6. Hoe kan een kwaliteitsimpuls geborgd worden in bestemmingsregelingen en de uitvoeringspraktijk? 7. Hoe is ruimtelijke kwaliteit op een ontwikkelingsgerichte manier te vertalen naar

bestemmingsplannen (gereedschapskist)?

Voor de balans tussen ruimtelijke ontwikkeling en versterking van natuur en landschap stelt dit Werkboek dat gekozen kan worden uit (een combinatie van):

• een goed (individueel) proces;

• het kapitaliseren van ontwikkelingsruimte en kwaliteitsprestaties; • het vaststellen van normbedragen (= methode gehanteerd in Limburg); • het maken van vaste prestatieafspraken.
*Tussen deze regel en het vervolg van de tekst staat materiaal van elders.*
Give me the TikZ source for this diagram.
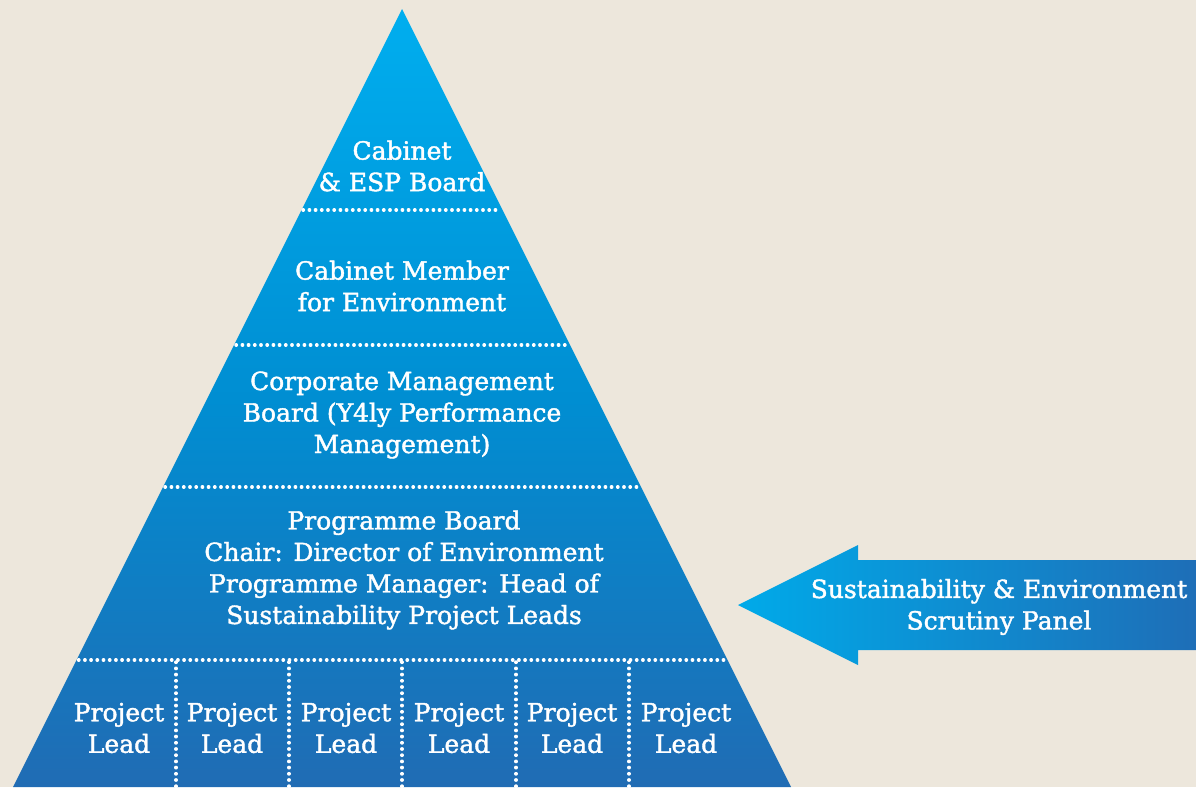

Duidelijk is wel dat het altijd om maatwerk zal gaan. Het is dus mogelijk dat een initiatiefnemer die zijn kampeerterrein wil uitbreiden, bij de ene gemeente als prestatie een houtwal van 30 meter zal moeten aanleggen, en bij de andere gemeente verplicht wordt tot compensatie van 10 ha schraal grasland.

Voor de mogelijkheid om kwaliteitsimpulsen in bestemmingsplannen te borgen, stelt het Werkboek dat de Wro mogelijkheden biedt om planologische ontwikkelingsruimte te bieden waarbij aan bepaalde voorwaarden moet worden voldaan. Men wil immers voorkomen dat de ruimtelijke ontwikkeling wel plaatsvindt, maar de kwaliteitsimpuls niet. Hoewel een bestemmingsplan alleen verboden kan bevatten en geen geboden, bieden de volgende constructies toch ruimte hiervoor:

• het toepassen van een wijzigingsbevoegdheid;

• het stellen van nadere eisen aan een bepaalde bestemming of een bepaald gebied; • het opnemen van voorwaardelijke bestemmingen;

• het verbinden van voorwaarden aan een projectbesluit.